begin

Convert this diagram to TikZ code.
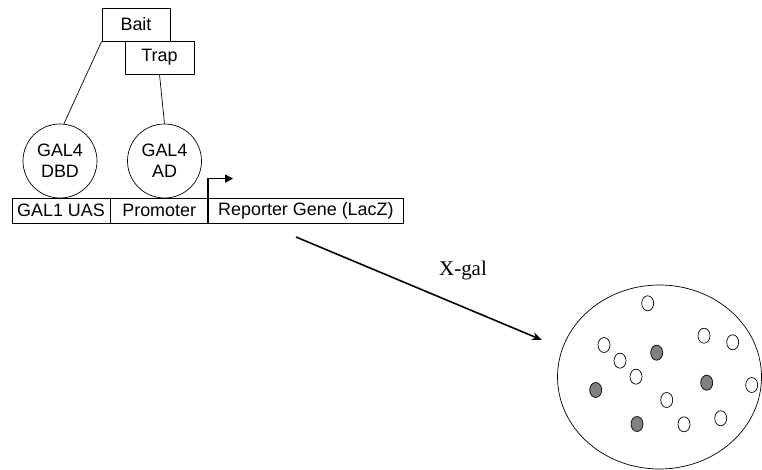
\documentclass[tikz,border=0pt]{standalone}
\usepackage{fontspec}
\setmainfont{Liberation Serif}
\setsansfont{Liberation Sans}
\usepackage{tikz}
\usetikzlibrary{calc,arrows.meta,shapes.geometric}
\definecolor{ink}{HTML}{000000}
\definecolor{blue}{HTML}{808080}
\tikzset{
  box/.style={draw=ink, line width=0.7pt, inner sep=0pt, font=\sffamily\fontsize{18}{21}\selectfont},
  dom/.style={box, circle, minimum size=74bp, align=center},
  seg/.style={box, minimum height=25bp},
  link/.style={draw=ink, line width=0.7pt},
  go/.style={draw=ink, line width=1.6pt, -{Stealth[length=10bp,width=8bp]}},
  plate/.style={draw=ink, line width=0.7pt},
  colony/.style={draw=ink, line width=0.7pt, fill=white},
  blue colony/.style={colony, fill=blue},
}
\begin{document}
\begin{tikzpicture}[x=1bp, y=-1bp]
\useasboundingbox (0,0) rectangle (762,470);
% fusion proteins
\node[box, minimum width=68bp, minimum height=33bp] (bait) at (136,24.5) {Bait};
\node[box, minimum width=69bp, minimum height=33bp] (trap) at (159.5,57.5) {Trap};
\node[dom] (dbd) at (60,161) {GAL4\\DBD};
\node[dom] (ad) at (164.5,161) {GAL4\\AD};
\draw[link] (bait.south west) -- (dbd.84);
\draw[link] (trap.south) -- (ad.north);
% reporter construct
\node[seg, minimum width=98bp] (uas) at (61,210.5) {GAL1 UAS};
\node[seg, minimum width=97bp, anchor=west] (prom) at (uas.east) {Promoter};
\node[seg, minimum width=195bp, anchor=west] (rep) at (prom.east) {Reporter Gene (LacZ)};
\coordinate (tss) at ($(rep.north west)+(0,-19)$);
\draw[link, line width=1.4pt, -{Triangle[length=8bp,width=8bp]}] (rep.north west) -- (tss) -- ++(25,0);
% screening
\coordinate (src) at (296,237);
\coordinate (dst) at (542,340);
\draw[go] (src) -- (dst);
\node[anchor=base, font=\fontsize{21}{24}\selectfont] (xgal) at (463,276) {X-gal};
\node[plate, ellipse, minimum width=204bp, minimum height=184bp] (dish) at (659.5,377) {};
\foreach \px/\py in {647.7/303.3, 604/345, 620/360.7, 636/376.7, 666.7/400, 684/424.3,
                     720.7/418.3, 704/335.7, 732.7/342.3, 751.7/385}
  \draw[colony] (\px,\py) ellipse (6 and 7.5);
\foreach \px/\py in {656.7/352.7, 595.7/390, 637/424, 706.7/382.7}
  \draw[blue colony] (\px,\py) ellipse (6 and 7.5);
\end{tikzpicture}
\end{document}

end

-- SET PROBLEM --
Transcribe all of the material exactly, leaving out whatever pictures it contains.

-- ANSWER FOR THIS EXERCISE --
Convert this diagram to TikZ code.
\documentclass[tikz,border=0pt]{standalone}
\usepackage{fontspec}
\setmainfont{Liberation Serif}
\setsansfont{Liberation Sans}
\usepackage{tikz}
\usetikzlibrary{calc,arrows.meta,shapes.geometric}
\definecolor{ink}{HTML}{000000}
\definecolor{blue}{HTML}{808080}
\tikzset{
  box/.style={draw=ink, line width=0.7pt, inner sep=0pt, font=\sffamily\fontsize{18}{21}\selectfont},
  dom/.style={box, circle, minimum size=74bp, align=center},
  seg/.style={box, minimum height=25bp},
  link/.style={draw=ink, line width=0.7pt},
  go/.style={draw=ink, line width=1.6pt, -{Stealth[length=10bp,width=8bp]}},
  plate/.style={draw=ink, line width=0.7pt},
  colony/.style={draw=ink, line width=0.7pt, fill=white},
  blue colony/.style={colony, fill=blue},
}
\begin{document}
\begin{tikzpicture}[x=1bp, y=-1bp]
\useasboundingbox (0,0) rectangle (762,470);
% fusion proteins
\node[box, minimum width=68bp, minimum height=33bp] (bait) at (136,24.5) {Bait};
\node[box, minimum width=69bp, minimum height=33bp] (trap) at (159.5,57.5) {Trap};
\node[dom] (dbd) at (60,161) {GAL4\\DBD};
\node[dom] (ad) at (164.5,161) {GAL4\\AD};
\draw[link] (bait.south west) -- (dbd.84);
\draw[link] (trap.south) -- (ad.north);
% reporter construct
\node[seg, minimum width=98bp] (uas) at (61,210.5) {GAL1 UAS};
\node[seg, minimum width=97bp, anchor=west] (prom) at (uas.east) {Promoter};
\node[seg, minimum width=195bp, anchor=west] (rep) at (prom.east) {Reporter Gene (LacZ)};
\coordinate (tss) at ($(rep.north west)+(0,-19)$);
\draw[link, line width=1.4pt, -{Triangle[length=8bp,width=8bp]}] (rep.north west) -- (tss) -- ++(25,0);
% screening
\coordinate (src) at (296,237);
\coordinate (dst) at (542,340);
\draw[go] (src) -- (dst);
\node[anchor=base, font=\fontsize{21}{24}\selectfont] (xgal) at (463,276) {X-gal};
\node[plate, ellipse, minimum width=204bp, minimum height=184bp] (dish) at (659.5,377) {};
\foreach \px/\py in {647.7/303.3, 604/345, 620/360.7, 636/376.7, 666.7/400, 684/424.3,
                     720.7/418.3, 704/335.7, 732.7/342.3, 751.7/385}
  \draw[colony] (\px,\py) ellipse (6 and 7.5);
\foreach \px/\py in {656.7/352.7, 595.7/390, 637/424, 706.7/382.7}
  \draw[blue colony] (\px,\py) ellipse (6 and 7.5);
\end{tikzpicture}
\end{document}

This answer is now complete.